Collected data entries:
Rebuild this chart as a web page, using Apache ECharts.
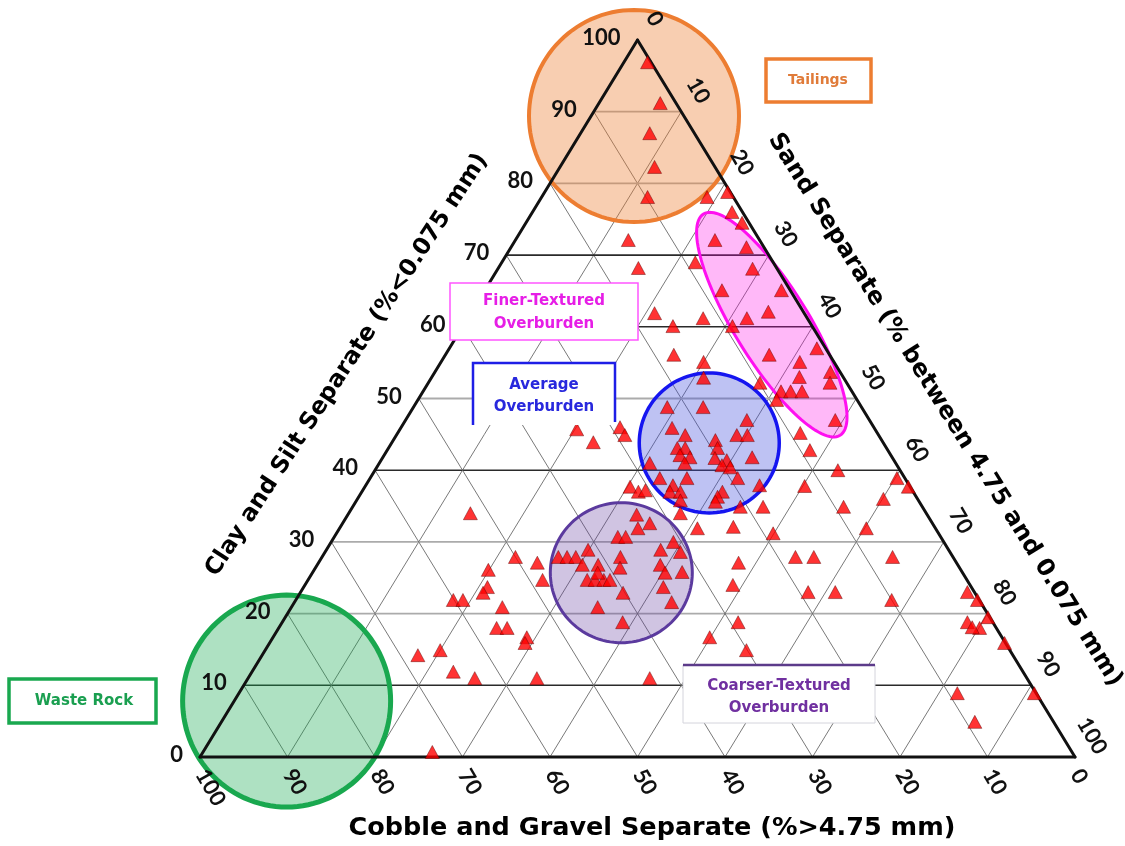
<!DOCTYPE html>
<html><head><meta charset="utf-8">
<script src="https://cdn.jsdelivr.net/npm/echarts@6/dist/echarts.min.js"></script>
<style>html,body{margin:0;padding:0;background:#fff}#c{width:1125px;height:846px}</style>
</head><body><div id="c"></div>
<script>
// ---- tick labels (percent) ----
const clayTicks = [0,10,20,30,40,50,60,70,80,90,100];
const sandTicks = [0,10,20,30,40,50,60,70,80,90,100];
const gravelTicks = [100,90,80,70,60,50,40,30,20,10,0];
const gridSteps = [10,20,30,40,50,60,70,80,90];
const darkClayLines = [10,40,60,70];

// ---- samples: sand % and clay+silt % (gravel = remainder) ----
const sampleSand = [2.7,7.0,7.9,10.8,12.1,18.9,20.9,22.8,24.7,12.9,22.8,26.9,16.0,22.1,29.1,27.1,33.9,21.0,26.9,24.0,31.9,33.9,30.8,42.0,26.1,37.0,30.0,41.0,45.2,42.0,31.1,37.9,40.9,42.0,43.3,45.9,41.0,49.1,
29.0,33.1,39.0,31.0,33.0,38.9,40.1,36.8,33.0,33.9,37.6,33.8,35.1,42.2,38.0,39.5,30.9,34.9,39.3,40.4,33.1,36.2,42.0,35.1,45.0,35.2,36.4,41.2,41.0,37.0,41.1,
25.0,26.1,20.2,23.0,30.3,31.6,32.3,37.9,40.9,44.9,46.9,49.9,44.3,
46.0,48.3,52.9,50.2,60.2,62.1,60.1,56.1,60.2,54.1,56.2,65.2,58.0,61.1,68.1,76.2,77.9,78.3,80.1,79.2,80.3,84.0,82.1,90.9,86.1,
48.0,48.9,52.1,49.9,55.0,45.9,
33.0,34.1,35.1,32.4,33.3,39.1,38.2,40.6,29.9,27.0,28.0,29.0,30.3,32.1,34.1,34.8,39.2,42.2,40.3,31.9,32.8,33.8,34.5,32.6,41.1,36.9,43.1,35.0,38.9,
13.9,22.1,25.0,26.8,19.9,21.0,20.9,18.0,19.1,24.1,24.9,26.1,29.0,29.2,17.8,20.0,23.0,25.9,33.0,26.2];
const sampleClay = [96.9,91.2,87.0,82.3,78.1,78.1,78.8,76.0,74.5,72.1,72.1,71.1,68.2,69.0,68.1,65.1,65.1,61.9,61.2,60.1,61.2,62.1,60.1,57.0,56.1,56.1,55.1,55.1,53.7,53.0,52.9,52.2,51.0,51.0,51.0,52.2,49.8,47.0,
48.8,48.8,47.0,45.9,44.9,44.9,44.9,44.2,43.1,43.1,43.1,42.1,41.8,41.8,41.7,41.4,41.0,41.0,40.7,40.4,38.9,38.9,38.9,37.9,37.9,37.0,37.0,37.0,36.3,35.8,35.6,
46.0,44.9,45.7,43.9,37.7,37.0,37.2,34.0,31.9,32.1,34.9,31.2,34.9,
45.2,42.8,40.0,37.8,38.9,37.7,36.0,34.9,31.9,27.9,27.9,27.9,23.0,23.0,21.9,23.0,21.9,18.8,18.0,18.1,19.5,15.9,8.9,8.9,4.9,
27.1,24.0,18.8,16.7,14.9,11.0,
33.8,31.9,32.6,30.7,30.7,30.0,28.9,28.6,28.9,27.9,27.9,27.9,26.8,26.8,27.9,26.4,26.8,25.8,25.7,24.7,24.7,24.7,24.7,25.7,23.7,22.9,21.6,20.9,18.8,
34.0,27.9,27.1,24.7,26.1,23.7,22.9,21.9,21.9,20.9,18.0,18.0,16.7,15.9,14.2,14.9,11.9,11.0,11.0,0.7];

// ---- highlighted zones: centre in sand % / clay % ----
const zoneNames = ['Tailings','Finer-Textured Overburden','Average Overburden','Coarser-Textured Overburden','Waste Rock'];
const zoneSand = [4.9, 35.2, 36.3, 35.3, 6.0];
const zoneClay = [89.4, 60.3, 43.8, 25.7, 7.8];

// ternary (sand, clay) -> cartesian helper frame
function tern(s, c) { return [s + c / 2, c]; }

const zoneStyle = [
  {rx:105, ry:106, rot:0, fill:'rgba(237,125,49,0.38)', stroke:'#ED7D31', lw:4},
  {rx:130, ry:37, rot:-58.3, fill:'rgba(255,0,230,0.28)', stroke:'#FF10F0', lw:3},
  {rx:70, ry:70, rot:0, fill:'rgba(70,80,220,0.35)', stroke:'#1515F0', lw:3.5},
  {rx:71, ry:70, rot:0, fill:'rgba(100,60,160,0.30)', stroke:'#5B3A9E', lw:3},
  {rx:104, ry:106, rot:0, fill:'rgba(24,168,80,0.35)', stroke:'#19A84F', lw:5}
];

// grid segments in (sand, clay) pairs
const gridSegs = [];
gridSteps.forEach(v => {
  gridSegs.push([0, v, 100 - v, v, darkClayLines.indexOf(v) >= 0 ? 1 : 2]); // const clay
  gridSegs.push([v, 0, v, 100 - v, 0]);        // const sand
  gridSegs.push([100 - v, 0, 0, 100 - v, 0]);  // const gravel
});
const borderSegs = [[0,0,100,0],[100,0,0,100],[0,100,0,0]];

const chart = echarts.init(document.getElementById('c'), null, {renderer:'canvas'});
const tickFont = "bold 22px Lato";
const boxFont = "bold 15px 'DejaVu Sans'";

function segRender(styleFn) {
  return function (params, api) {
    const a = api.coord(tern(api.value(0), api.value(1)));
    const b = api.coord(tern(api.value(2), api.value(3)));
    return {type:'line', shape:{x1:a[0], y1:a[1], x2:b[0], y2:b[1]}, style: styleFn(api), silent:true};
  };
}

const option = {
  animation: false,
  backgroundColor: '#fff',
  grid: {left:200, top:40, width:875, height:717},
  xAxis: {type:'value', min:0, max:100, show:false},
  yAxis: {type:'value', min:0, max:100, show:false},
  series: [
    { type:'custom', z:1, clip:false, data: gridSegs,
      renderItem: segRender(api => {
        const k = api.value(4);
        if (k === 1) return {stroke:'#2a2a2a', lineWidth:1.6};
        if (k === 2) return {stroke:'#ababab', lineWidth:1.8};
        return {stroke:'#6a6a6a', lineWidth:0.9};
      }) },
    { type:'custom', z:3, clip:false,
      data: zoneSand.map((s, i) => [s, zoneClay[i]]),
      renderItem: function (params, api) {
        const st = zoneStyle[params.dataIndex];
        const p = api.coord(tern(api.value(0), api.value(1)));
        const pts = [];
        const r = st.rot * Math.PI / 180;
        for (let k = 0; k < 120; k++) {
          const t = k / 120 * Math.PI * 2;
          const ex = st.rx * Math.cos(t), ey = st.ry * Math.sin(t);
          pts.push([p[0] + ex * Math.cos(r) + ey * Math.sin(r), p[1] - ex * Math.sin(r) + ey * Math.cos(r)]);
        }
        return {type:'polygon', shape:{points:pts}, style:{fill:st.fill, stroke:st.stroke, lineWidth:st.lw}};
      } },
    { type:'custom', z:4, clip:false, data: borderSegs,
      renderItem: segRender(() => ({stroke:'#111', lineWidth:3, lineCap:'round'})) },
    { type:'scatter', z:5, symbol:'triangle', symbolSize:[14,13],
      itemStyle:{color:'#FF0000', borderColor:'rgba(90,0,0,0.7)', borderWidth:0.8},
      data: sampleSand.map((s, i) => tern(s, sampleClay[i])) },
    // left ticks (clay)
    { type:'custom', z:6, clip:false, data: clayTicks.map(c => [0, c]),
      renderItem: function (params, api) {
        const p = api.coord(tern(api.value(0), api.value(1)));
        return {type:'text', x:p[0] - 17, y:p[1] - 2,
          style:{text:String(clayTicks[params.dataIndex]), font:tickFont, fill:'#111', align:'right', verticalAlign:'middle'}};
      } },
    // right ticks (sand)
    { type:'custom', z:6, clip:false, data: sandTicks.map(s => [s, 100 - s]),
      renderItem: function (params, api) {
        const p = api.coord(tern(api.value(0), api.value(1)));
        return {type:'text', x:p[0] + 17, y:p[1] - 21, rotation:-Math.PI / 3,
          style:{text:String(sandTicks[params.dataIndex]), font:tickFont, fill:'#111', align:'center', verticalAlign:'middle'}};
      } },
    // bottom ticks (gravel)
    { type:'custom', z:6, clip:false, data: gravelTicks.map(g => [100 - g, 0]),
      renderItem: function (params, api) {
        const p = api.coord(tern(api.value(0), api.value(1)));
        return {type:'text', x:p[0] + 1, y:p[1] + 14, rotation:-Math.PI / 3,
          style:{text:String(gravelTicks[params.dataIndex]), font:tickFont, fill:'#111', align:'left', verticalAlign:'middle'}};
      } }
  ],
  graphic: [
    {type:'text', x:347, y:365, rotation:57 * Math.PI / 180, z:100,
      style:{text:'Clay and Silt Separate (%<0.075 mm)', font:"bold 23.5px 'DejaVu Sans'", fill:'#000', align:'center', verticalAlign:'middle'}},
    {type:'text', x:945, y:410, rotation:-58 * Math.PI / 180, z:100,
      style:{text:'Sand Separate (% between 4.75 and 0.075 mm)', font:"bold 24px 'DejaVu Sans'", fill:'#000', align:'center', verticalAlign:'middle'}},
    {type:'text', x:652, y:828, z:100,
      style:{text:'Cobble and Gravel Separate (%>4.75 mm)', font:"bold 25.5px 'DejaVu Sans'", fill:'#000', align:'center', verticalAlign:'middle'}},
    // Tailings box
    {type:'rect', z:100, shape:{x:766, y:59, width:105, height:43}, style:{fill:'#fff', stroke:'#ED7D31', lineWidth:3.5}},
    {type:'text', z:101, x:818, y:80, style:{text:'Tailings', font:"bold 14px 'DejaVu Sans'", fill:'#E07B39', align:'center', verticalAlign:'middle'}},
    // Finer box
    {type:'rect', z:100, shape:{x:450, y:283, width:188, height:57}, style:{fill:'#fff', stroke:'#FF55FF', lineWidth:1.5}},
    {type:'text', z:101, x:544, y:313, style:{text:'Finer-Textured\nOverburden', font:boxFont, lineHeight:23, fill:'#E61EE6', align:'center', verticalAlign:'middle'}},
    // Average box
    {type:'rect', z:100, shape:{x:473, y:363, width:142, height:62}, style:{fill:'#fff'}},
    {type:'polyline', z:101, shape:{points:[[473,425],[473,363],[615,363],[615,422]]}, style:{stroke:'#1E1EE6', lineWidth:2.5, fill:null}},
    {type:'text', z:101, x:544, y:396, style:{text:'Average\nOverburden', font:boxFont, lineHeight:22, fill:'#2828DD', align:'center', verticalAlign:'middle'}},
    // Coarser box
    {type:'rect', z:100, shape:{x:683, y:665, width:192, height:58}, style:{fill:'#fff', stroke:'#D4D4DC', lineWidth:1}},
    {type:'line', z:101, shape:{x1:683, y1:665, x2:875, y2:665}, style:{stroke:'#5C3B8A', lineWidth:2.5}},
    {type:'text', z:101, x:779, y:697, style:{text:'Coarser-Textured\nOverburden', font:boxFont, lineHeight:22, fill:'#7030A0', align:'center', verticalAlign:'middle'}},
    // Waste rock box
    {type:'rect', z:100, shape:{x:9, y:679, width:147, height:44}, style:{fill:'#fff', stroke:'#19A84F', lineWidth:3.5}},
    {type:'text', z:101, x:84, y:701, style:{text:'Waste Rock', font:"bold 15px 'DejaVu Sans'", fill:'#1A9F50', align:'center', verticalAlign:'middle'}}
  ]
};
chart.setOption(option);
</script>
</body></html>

==

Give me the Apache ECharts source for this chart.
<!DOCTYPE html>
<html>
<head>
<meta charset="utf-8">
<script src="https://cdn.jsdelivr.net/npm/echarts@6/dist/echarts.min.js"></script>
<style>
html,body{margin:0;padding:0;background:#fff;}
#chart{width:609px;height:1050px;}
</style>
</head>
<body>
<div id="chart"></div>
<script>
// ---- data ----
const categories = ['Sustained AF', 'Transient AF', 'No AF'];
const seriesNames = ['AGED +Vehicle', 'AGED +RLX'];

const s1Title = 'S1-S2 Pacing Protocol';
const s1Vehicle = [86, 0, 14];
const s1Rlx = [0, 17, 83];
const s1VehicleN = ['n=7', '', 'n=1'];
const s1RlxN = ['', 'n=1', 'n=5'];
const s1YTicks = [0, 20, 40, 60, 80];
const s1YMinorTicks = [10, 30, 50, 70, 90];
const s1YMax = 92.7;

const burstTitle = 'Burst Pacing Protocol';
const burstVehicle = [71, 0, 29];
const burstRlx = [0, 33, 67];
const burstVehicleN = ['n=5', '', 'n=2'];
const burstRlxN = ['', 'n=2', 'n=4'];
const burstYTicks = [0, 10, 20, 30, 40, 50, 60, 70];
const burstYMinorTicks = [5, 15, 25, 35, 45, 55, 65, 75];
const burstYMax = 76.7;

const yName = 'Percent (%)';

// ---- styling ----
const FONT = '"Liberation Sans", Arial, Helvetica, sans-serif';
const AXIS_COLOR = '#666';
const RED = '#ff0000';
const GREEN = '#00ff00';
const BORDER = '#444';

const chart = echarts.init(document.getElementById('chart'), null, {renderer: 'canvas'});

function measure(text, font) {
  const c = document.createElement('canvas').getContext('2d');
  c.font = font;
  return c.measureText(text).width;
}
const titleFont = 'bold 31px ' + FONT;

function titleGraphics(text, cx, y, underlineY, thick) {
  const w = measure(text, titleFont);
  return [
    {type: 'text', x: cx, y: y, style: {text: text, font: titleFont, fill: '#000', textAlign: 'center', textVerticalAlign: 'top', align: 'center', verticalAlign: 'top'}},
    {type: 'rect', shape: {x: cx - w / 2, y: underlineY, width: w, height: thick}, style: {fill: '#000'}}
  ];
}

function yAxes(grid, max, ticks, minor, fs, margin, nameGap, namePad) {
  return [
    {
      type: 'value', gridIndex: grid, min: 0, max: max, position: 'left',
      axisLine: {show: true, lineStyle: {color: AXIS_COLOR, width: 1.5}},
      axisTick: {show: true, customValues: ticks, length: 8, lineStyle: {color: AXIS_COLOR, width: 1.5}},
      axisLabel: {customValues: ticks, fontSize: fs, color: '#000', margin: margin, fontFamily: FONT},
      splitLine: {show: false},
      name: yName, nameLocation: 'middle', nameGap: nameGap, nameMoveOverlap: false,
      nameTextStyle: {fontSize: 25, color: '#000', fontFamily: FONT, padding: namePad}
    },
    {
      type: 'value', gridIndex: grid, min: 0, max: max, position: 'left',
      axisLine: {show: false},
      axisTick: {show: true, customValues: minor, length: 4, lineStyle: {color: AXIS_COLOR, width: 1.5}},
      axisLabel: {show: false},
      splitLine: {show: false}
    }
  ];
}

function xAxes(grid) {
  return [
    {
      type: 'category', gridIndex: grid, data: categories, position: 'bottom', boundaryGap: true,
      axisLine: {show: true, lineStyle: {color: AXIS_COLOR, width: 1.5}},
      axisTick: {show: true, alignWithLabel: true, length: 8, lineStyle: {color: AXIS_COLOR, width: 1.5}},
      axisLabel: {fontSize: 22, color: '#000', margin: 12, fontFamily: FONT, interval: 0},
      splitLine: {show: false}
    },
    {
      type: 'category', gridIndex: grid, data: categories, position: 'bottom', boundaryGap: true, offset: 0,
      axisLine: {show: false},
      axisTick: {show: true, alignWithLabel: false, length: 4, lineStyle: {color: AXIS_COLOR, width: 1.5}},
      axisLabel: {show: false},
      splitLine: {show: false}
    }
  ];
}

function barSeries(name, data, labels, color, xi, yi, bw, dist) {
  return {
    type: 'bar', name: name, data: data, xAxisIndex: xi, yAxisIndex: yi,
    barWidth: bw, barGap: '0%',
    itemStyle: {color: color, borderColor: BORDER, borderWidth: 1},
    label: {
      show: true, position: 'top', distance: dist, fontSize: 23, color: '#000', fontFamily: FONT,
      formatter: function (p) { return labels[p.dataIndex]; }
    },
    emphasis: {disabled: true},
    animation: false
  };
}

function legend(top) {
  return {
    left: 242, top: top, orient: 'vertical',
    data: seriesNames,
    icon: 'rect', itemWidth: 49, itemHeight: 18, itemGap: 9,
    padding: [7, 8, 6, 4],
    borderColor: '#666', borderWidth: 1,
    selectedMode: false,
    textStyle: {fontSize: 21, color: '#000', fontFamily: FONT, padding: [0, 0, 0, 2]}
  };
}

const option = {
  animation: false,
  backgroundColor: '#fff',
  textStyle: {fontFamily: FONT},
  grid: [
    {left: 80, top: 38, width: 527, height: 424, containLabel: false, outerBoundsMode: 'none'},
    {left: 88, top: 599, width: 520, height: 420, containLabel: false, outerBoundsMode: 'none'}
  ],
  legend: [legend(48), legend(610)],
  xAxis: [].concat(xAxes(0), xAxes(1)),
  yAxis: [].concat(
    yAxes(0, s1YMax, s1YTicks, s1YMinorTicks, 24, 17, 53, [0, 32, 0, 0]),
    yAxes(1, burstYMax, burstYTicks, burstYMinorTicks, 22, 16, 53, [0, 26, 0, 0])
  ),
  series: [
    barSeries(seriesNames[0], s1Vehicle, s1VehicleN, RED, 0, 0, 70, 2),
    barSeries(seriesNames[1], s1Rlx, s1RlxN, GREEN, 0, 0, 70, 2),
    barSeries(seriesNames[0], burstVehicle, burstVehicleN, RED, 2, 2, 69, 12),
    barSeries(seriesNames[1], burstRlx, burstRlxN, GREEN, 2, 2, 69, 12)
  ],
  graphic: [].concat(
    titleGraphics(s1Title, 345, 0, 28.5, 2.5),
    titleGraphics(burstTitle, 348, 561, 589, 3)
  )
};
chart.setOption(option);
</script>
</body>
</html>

DIRECTION.
Look over the listing. Pull out every line with the string "Apache" in it.

COMPLETE OUTPUT.
Rebuild this chart as a web page, using Apache ECharts.
Give me the Apache ECharts source for this chart.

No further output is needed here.